*** SUPPLIED MATERIAL ***

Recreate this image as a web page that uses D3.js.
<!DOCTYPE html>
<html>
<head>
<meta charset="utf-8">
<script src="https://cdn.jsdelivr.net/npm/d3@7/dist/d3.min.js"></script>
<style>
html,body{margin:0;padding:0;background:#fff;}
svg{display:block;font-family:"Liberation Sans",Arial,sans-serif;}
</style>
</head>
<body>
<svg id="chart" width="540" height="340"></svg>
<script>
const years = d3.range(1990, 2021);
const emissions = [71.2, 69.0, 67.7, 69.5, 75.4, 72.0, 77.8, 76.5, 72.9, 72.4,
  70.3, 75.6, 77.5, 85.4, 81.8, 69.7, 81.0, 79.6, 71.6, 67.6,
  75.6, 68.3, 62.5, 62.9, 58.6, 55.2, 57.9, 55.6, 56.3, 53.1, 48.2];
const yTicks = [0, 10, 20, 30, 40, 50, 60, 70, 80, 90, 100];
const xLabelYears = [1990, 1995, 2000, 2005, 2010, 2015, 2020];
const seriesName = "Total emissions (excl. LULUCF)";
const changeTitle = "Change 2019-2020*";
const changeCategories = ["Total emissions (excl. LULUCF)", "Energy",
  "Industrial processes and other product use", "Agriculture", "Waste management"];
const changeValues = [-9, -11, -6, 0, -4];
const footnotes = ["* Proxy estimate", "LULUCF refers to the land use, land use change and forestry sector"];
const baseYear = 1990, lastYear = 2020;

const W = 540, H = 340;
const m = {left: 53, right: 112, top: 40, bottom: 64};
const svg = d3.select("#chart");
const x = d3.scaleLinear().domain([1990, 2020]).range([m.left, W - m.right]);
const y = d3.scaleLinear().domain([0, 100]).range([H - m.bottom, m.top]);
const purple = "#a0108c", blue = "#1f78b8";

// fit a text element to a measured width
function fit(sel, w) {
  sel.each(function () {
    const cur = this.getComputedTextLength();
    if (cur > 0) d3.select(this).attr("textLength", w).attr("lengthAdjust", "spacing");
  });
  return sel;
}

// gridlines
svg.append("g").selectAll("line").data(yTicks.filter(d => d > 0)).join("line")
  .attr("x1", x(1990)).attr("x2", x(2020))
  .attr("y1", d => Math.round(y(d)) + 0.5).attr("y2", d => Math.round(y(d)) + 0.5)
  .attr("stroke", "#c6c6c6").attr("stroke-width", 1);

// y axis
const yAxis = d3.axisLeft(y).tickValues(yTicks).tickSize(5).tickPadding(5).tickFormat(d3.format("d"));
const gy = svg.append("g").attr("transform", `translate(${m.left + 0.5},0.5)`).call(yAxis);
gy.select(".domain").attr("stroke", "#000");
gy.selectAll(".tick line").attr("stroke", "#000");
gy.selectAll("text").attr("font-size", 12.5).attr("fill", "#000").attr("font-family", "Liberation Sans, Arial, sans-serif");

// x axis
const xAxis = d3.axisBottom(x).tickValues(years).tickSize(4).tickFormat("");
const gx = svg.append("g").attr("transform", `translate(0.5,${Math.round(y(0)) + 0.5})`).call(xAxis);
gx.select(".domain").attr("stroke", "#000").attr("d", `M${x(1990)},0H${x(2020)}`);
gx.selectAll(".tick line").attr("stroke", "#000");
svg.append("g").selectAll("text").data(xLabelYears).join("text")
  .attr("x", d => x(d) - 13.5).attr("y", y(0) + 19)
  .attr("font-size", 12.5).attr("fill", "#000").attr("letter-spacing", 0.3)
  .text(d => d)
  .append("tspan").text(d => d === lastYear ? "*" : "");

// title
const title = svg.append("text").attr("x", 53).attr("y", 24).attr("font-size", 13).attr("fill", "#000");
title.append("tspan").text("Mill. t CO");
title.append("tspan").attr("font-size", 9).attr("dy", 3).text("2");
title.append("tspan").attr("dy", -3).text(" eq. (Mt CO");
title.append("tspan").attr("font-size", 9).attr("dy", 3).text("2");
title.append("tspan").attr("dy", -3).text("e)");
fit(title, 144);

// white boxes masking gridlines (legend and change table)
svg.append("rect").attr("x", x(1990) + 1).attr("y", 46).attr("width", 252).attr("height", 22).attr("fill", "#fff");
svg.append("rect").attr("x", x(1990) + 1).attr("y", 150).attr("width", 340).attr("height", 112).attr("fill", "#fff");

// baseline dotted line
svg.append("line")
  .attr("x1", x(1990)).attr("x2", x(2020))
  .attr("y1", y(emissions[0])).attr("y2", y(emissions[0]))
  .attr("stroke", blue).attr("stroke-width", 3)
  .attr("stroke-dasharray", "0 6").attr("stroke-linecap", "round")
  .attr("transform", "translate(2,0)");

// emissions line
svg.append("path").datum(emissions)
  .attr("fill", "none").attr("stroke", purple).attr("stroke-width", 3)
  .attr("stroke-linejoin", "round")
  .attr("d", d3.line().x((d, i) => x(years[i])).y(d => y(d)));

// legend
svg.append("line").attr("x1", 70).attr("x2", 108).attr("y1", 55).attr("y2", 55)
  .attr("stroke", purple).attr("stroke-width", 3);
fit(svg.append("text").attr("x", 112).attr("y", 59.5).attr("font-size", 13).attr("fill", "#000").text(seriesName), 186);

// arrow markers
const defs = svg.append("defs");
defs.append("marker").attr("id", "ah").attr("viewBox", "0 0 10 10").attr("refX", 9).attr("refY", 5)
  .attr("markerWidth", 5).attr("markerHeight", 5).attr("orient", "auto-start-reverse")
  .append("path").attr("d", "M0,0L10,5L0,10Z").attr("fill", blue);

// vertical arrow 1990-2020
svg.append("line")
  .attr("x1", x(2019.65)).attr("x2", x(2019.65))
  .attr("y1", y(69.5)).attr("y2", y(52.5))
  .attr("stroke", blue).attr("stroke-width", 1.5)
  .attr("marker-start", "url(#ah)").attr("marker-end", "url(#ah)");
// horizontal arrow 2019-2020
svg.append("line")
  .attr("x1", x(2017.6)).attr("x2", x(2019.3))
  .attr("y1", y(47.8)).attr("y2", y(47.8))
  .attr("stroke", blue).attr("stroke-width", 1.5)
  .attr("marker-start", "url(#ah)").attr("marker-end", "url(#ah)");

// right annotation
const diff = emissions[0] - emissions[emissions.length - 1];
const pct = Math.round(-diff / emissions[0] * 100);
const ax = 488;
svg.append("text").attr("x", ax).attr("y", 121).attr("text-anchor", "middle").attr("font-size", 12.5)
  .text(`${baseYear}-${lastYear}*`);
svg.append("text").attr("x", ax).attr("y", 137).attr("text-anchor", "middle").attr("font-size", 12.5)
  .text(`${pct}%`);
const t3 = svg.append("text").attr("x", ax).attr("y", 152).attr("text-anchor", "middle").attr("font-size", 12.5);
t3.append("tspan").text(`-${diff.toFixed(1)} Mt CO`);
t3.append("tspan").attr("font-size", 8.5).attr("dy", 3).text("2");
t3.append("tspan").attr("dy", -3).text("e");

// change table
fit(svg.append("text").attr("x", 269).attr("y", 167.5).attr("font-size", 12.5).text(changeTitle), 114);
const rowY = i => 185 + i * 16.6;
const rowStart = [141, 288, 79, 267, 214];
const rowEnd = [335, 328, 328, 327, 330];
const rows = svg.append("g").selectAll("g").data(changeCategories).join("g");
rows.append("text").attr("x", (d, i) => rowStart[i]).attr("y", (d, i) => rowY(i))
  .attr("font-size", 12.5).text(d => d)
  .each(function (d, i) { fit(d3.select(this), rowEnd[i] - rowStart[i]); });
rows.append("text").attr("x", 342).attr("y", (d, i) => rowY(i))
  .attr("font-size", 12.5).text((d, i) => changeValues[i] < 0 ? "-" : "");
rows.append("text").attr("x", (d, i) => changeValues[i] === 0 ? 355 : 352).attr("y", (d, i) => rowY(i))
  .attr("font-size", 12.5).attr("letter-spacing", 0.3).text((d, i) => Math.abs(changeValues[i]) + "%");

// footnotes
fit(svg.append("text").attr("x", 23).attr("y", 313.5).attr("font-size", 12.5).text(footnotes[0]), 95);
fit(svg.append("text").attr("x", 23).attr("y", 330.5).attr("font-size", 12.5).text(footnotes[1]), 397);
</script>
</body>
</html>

***
*** SUPPLIED MATERIAL ***

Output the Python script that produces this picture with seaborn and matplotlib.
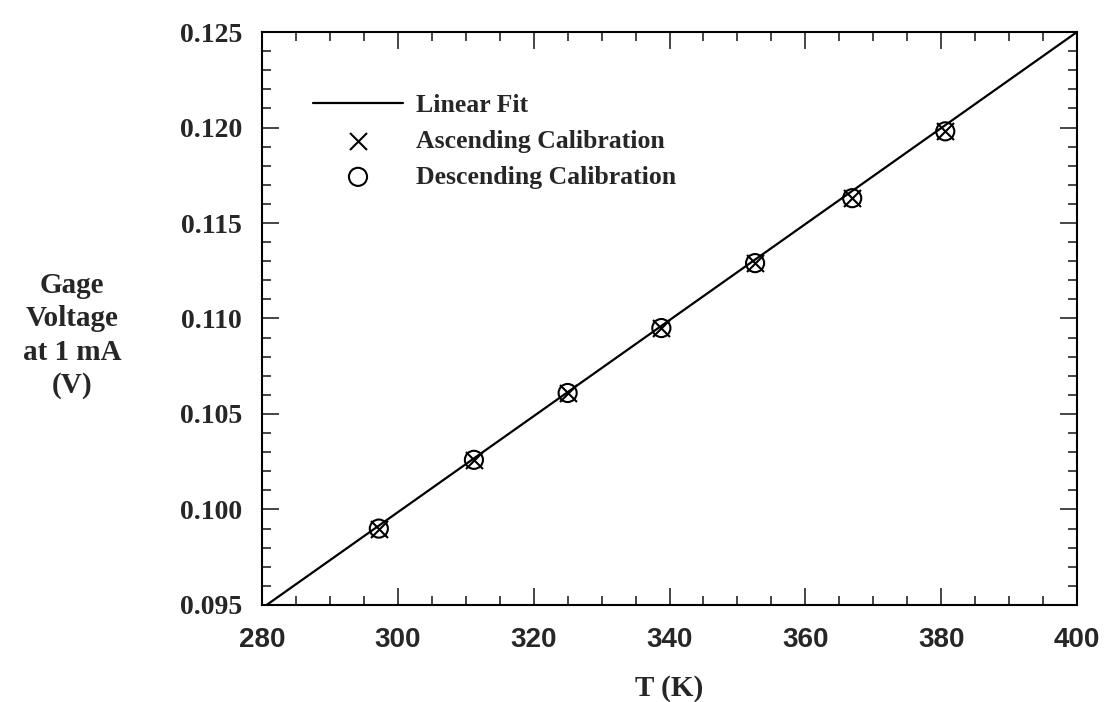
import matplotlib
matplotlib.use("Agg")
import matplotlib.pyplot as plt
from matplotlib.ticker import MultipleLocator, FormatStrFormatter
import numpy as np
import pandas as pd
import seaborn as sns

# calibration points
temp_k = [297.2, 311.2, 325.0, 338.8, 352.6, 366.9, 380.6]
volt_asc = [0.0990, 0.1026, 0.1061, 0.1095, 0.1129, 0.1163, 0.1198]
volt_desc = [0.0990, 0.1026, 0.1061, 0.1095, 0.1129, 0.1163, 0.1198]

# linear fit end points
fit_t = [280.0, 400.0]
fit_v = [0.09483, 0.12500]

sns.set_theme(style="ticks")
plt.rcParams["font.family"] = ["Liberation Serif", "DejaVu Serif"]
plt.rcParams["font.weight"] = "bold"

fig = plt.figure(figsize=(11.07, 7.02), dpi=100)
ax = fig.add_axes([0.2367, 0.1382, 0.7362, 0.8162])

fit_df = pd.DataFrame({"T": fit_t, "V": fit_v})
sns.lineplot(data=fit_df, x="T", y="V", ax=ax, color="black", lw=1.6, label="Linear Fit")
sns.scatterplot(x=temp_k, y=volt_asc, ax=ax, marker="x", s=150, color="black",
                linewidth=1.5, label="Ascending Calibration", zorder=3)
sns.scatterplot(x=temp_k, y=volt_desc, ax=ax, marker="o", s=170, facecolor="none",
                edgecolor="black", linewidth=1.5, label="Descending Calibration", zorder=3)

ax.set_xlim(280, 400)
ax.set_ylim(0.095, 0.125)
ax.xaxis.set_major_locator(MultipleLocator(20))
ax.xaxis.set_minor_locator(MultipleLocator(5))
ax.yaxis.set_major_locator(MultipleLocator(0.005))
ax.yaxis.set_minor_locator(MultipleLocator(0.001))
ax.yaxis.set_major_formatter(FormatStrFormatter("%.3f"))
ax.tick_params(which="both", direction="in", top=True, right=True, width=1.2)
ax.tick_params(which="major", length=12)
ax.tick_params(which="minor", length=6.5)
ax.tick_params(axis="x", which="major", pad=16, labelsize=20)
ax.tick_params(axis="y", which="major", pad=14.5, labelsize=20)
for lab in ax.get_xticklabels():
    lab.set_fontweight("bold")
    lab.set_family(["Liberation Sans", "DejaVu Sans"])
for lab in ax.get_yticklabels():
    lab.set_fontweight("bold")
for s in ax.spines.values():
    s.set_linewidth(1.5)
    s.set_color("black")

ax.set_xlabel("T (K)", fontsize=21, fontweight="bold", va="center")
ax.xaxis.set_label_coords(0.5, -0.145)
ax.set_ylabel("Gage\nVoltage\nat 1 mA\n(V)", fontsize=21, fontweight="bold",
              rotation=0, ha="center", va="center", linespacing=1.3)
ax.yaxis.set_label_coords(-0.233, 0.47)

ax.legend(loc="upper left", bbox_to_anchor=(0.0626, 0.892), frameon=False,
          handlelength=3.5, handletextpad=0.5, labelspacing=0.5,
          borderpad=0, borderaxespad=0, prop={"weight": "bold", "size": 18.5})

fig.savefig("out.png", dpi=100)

***

AIM OF THE TASK —
Both the line with "Output the Python" and the line with "fit_v = [0.09483, 0.12500]" are included: reproduce them and every line between, exactly, with pictures omitted.

SOLUTION BELOW —
Output the Python script that produces this picture with seaborn and matplotlib.
import matplotlib
matplotlib.use("Agg")
import matplotlib.pyplot as plt
from matplotlib.ticker import MultipleLocator, FormatStrFormatter
import numpy as np
import pandas as pd
import seaborn as sns

# calibration points
temp_k = [297.2, 311.2, 325.0, 338.8, 352.6, 366.9, 380.6]
volt_asc = [0.0990, 0.1026, 0.1061, 0.1095, 0.1129, 0.1163, 0.1198]
volt_desc = [0.0990, 0.1026, 0.1061, 0.1095, 0.1129, 0.1163, 0.1198]

# linear fit end points
fit_t = [280.0, 400.0]
fit_v = [0.09483, 0.12500]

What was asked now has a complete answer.